🤖 AI Summary
Medical vision foundation models (Med-VFMs) face challenges in efficient source-free domain adaptation (SFDA) for volumetric medical image segmentation, where source-domain data are inaccessible and target-domain annotation budgets are severely limited.
Method: We propose an active SFDA framework that jointly quantifies target-sample informativeness via two metrics—knowledge discrepancy and anatomical segmentation difficulty—and incorporates a reliability discrimination mechanism to select high-value samples. Further, we introduce a self-supervised prior-guided selective semi-supervised fine-tuning strategy, enabling dynamic test-time querying and efficient optimization without source data.
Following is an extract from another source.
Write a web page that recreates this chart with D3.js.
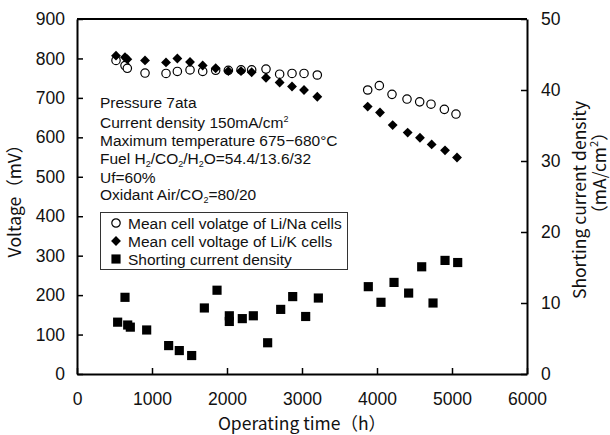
<!DOCTYPE html>
<html>
<head>
<meta charset="utf-8">
<script src="https://cdn.jsdelivr.net/npm/d3@7"></script>
<style>
  html, body { margin: 0; padding: 0; background: #fff; }
  svg { display: block; }
</style>
</head>
<body>
<svg id="chart" width="610" height="435"></svg>
<script>
// Operating time (h) and mean cell voltage (mV) of Li/Na cells
const naTime = [520, 640, 671, 907, 1187, 1338, 1507, 1676, 1849, 2018, 2187, 2329, 2520, 2702, 2867, 3027, 3204,
                3876, 4031, 4200, 4400, 4569, 4720, 4898, 5053];
const naVolt = [795, 782, 775, 763, 762, 767, 771, 767, 770, 770, 771, 771, 773, 760, 762, 762, 758,
                720, 731, 709, 697, 690, 684, 671, 659];

// Operating time (h) and mean cell voltage (mV) of Li/K cells
const kTime = [520, 640, 671, 907, 1187, 1338, 1507, 1676, 1849, 2018, 2187, 2329, 2520, 2702, 2867, 3027, 3204,
               3876, 4040, 4209, 4409, 4573, 4729, 4907, 5067];
const kVolt = [807, 803, 798, 795, 790, 800, 791, 782, 775, 768, 768, 765, 751, 739, 729, 720, 703,
               678, 663, 631, 612, 599, 582, 567, 549];

// Operating time (h) and shorting current density (mA/cm2)
const scTime = [542, 640, 676, 711, 929, 1222, 1364, 1529, 1698, 1867, 2031, 2031, 2204, 2351, 2542, 2716, 2876, 3049, 3218,
                3884, 4053, 4227, 4422, 4596, 4747, 4907, 5076];
const scVal = [7.3, 10.8, 6.9, 6.6, 6.2, 4.0, 3.3, 2.6, 9.3, 11.8, 8.2, 7.4, 7.8, 8.2, 4.4, 9.1, 10.9, 8.1, 10.7,
               12.3, 10.1, 12.9, 11.4, 15.1, 10.0, 16.0, 15.7];

const xTicks = [0, 1000, 2000, 3000, 4000, 5000, 6000];
const yTicks = [0, 100, 200, 300, 400, 500, 600, 700, 800, 900];
const y2Ticks = [0, 10, 20, 30, 40, 50];

const legendItems = [
  { shape: "circle", label: "Mean cell volatge of Li/Na cells" },
  { shape: "diamond", label: "Mean cell voltage of Li/K cells" },
  { shape: "square", label: "Shorting current density" }
];

const svg = d3.select("#chart");
const m = { left: 77, right: 527, top: 19, bottom: 374 };

const x = d3.scaleLinear().domain([0, 6000]).range([m.left, m.right]);
const y = d3.scaleLinear().domain([0, 900]).range([m.bottom, m.top]);
const y2 = d3.scaleLinear().domain([0, 50]).range([m.bottom, m.top]);

const numFont = "'Liberation Sans', Arial, sans-serif";
const jpFont = "'Noto Sans CJK JP', 'Noto Sans', sans-serif";

// Axes with inward ticks
const axisStyle = g => {
  g.selectAll("path.domain").attr("stroke", "#000").attr("stroke-width", 2);
  g.selectAll(".tick line").attr("stroke", "#000").attr("stroke-width", 1.5);
  g.selectAll(".tick text").attr("fill", "#111").style("font-family", numFont).style("font-size", "17.5px");
};

svg.append("g")
  .attr("transform", `translate(0,${m.bottom})`)
  .call(d3.axisBottom(x).tickValues(xTicks).tickFormat(d3.format("d")).tickSizeInner(-6).tickSizeOuter(0).tickPadding(19))
  .call(axisStyle);

svg.append("g")
  .attr("transform", `translate(${m.left},0)`)
  .call(d3.axisLeft(y).tickValues(yTicks).tickFormat(d3.format("d")).tickSizeInner(-6).tickSizeOuter(0).tickPadding(12))
  .call(axisStyle);

svg.append("g")
  .attr("transform", `translate(${m.right},0)`)
  .call(d3.axisRight(y2).tickValues(y2Ticks).tickFormat(d3.format("d")).tickSizeInner(-6).tickSizeOuter(0).tickPadding(14))
  .call(axisStyle);

// Top frame line
svg.append("line")
  .attr("x1", m.left).attr("x2", m.right).attr("y1", m.top).attr("y2", m.top)
  .attr("stroke", "#000").attr("stroke-width", 2);

// Axis titles
svg.append("text")
  .attr("transform", `translate(16,${(m.top + m.bottom) / 2}) rotate(-90)`)
  .attr("text-anchor", "middle").attr("dominant-baseline", "middle")
  .style("font-family", jpFont).style("font-size", "17.5px").attr("fill", "#111")
  .text("Voltage（mV）");

svg.append("text")
  .attr("x", (m.left + m.right) / 2).attr("y", 425)
  .attr("text-anchor", "middle").attr("dominant-baseline", "middle")
  .style("font-family", jpFont).style("font-size", "17.5px").attr("fill", "#111")
  .text("Operating time（h）");

svg.append("text")
  .attr("transform", `translate(581,200) rotate(-90)`)
  .attr("text-anchor", "middle").attr("dominant-baseline", "middle")
  .style("font-family", jpFont).style("font-size", "17.5px").attr("fill", "#111")
  .text("Shorting current density");

const unit = svg.append("text")
  .attr("transform", `translate(601,173) rotate(-90)`)
  .attr("text-anchor", "middle").attr("dominant-baseline", "middle")
  .style("font-family", jpFont).style("font-size", "17.5px").attr("fill", "#111");
unit.append("tspan").text("（mA/cm");
unit.append("tspan").attr("dy", -6).style("font-size", "11px").text("2");
unit.append("tspan").attr("dy", 6).text("）");

// Data markers
const diamond = d3.symbol().type(d3.symbolDiamond2).size(62);
const square = d3.symbol().type(d3.symbolSquare).size(84);

svg.append("g").selectAll("circle")
  .data(d3.zip(naTime, naVolt))
  .join("circle")
  .attr("cx", d => x(d[0])).attr("cy", d => y(d[1])).attr("r", 4.2)
  .attr("fill", "#fff").attr("stroke", "#000").attr("stroke-width", 1.2);

svg.append("g").selectAll("path")
  .data(d3.zip(kTime, kVolt))
  .join("path")
  .attr("transform", d => `translate(${x(d[0])},${y(d[1])})`)
  .attr("d", diamond).attr("fill", "#000");

svg.append("g").selectAll("path")
  .data(d3.zip(scTime, scVal))
  .join("path")
  .attr("transform", d => `translate(${x(d[0])},${y2(d[1])})`)
  .attr("d", square).attr("fill", "#000");

// Operating conditions; each part is plain text, a subscript or a superscript
const notes = svg.append("g")
  .style("font-family", numFont).style("font-size", "15.5px").attr("fill", "#111");

function noteLine(yPos, parts) {
  const t = notes.append("text").attr("x", 100).attr("y", yPos);
  let shift = 0; // current baseline offset, undone on the next plain part
  parts.forEach(p => {
    if (p.sub || p.sup) {
      const off = p.sub ? 3 : -6;
      t.append("tspan").attr("dy", off - shift).style("font-size", "9px").text(p.sub || p.sup);
      shift = off;
    } else {
      t.append("tspan").attr("dy", -shift).text(p.t);
      shift = 0;
    }
  });
}

noteLine(108, [{ t: "Pressure 7ata" }]);
noteLine(128, [{ t: "Current density 150mA/cm" }, { sup: "2" }]);
noteLine(146, [{ t: "Maximum temperature 675−680°C" }]);
noteLine(164, [{ t: "Fuel H" }, { sub: "2" }, { t: "/CO" }, { sub: "2" }, { t: "/H" }, { sub: "2" }, { t: "O=54.4/13.6/32" }]);
noteLine(183, [{ t: "Uf=60%" }]);
noteLine(200, [{ t: "Oxidant Air/CO" }, { sub: "2" }, { t: "=80/20" }]);

// Legend
const lg = svg.append("g");
lg.append("rect")
  .attr("x", 100.5).attr("y", 212.5).attr("width", 247).attr("height", 57)
  .attr("fill", "#fff").attr("stroke", "#333").attr("stroke-width", 1);

const rows = lg.selectAll("g.row")
  .data(legendItems)
  .join("g")
  .attr("transform", (d, i) => `translate(116,${223 + i * 18})`);

rows.each(function (d) {
  const g = d3.select(this);
  if (d.shape === "circle") {
    g.append("circle").attr("r", 4.2).attr("fill", "#fff").attr("stroke", "#000").attr("stroke-width", 1.2);
  } else if (d.shape === "diamond") {
    g.append("path").attr("d", diamond).attr("fill", "#000");
  } else {
    g.append("path").attr("d", square).attr("fill", "#000");
  }
  g.append("text")
    .attr("x", 12).attr("y", 0).attr("dominant-baseline", "central")
    .style("font-family", numFont).style("font-size", "15.5px").attr("fill", "#111")
    .text(d.label);
});
</script>
</body>
</html>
Contribution/Results: Our method significantly improves cross-domain segmentation performance under constrained labeling budgets. Evaluated on multiple 3D medical segmentation benchmarks, it outperforms both random sampling and conventional active learning approaches, achieving superior adaptation accuracy with minimal annotation cost.
📝 Abstract
Medical Vision Foundation Models (Med-VFMs) have superior capabilities of interpreting medical images due to the knowledge learned from self-supervised pre-training with extensive unannotated images. To improve their performance on adaptive downstream evaluations, especially segmentation, a few samples from target domains are selected randomly for fine-tuning them. However, there lacks works to explore the way of adapting Med-VFMs to achieve the optimal performance on target domains efficiently. Thus, it is highly demanded to design an efficient way of fine-tuning Med-VFMs by selecting informative samples to maximize their adaptation performance on target domains. To achieve this, we propose an Active Source-Free Domain Adaptation (ASFDA) method to efficiently adapt Med-VFMs to target domains for volumetric medical image segmentation. This ASFDA employs a novel Active Learning (AL) method to select the most informative samples from target domains for fine-tuning Med-VFMs without the access to source pre-training samples, thus maximizing their performance with the minimal selection budget. In this AL method, we design an Active Test Time Sample Query strategy to select samples from the target domains via two query metrics, including Diversified Knowledge Divergence (DKD) and Anatomical Segmentation Difficulty (ASD). DKD is designed to measure the source-target knowledge gap and intra-domain diversity. It utilizes the knowledge of pre-training to guide the querying of source-dissimilar and semantic-diverse samples from the target domains. ASD is designed to evaluate the difficulty in segmentation of anatomical structures by measuring predictive entropy from foreground regions adaptively. Additionally, our ASFDA method employs a Selective Semi-supervised Fine-tuning to improve the performance and efficiency of fine-tuning by identifying samples with high reliability from unqueried ones.